GIVEN INFORMATION »
==*==

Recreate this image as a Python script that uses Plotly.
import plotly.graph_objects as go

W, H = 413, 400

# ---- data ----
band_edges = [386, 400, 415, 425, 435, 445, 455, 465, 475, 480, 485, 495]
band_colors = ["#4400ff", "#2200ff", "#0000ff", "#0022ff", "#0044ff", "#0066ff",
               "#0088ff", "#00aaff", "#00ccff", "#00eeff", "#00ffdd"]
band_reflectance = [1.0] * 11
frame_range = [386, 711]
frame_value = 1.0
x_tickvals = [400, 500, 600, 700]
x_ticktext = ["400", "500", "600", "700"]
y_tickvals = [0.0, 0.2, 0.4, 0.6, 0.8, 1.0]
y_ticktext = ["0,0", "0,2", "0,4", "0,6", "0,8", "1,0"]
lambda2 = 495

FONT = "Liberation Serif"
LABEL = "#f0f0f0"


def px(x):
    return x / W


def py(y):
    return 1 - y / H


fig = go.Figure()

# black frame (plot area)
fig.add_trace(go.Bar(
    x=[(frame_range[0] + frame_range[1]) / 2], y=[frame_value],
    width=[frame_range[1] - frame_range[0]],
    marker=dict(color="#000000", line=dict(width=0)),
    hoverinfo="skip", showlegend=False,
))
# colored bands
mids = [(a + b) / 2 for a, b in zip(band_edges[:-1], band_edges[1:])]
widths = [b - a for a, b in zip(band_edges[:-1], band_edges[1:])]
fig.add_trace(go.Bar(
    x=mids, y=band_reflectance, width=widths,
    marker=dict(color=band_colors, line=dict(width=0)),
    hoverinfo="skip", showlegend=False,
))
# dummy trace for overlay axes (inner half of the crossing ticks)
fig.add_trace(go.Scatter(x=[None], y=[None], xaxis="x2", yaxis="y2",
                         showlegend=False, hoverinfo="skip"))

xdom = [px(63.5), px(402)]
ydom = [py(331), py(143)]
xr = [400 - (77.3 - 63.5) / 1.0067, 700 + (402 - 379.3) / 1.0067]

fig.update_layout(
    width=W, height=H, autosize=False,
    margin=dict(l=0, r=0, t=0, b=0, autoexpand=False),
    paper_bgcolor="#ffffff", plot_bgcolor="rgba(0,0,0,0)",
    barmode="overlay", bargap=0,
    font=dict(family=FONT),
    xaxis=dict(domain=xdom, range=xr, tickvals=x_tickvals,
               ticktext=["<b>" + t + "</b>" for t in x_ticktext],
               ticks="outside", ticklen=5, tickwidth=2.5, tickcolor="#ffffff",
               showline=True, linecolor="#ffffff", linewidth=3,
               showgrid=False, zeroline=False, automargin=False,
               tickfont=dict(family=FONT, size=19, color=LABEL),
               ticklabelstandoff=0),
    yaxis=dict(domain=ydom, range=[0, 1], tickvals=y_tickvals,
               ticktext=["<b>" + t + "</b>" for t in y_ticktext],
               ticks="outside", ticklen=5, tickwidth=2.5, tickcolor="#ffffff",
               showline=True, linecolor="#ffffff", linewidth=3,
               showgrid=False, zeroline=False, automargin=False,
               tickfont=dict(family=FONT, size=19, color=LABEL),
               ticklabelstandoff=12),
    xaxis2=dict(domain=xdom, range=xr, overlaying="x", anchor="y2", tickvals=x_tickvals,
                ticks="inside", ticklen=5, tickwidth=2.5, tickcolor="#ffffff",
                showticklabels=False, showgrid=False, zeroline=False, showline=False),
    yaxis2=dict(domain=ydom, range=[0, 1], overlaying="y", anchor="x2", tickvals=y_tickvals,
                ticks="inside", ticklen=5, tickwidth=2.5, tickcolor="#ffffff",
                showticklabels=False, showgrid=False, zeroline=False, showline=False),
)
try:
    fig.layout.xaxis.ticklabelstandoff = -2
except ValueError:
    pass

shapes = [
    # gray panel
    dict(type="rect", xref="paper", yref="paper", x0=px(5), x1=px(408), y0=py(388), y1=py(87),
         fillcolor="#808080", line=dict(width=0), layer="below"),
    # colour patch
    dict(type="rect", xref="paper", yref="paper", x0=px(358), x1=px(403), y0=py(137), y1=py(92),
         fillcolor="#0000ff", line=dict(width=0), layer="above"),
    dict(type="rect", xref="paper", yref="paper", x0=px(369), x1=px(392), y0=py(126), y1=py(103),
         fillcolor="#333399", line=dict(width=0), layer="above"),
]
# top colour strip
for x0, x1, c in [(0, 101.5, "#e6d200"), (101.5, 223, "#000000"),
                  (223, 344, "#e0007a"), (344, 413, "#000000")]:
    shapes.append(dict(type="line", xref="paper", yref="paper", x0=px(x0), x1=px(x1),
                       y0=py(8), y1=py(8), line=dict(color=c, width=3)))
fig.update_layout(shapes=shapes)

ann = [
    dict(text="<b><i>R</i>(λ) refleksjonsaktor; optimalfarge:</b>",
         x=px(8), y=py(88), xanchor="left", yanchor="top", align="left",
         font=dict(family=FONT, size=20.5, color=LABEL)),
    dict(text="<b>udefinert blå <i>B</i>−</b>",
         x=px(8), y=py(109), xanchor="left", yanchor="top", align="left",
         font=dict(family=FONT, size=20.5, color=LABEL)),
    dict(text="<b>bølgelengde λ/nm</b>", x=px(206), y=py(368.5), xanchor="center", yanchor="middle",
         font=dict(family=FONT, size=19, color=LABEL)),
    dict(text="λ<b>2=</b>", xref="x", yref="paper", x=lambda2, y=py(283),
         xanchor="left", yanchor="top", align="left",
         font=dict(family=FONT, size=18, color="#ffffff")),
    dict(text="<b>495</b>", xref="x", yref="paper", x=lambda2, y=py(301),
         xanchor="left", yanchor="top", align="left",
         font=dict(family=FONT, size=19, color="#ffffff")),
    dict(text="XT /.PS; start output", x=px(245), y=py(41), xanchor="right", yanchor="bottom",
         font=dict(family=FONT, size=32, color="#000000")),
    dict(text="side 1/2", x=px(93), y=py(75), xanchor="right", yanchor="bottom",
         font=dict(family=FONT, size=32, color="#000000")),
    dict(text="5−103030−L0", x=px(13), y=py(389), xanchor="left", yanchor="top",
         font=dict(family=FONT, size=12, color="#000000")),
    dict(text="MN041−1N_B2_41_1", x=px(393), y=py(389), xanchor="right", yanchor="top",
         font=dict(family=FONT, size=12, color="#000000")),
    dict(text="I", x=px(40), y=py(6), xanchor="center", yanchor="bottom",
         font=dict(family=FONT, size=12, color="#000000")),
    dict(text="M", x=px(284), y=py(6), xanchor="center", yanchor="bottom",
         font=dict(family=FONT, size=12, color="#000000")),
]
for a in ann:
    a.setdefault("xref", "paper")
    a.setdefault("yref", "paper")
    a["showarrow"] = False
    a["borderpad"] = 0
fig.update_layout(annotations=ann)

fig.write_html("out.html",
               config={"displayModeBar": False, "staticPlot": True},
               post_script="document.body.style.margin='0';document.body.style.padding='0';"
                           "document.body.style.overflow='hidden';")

==*==

TASK PROMPT » Can you write out the lines above, from the first one through the one containing "return x / W", exactly as they appear and nothing more?

FINISHED TASK »
Recreate this image as a Python script that uses Plotly.
import plotly.graph_objects as go

W, H = 413, 400

# ---- data ----
band_edges = [386, 400, 415, 425, 435, 445, 455, 465, 475, 480, 485, 495]
band_colors = ["#4400ff", "#2200ff", "#0000ff", "#0022ff", "#0044ff", "#0066ff",
               "#0088ff", "#00aaff", "#00ccff", "#00eeff", "#00ffdd"]
band_reflectance = [1.0] * 11
frame_range = [386, 711]
frame_value = 1.0
x_tickvals = [400, 500, 600, 700]
x_ticktext = ["400", "500", "600", "700"]
y_tickvals = [0.0, 0.2, 0.4, 0.6, 0.8, 1.0]
y_ticktext = ["0,0", "0,2", "0,4", "0,6", "0,8", "1,0"]
lambda2 = 495

FONT = "Liberation Serif"
LABEL = "#f0f0f0"


def px(x):
    return x / W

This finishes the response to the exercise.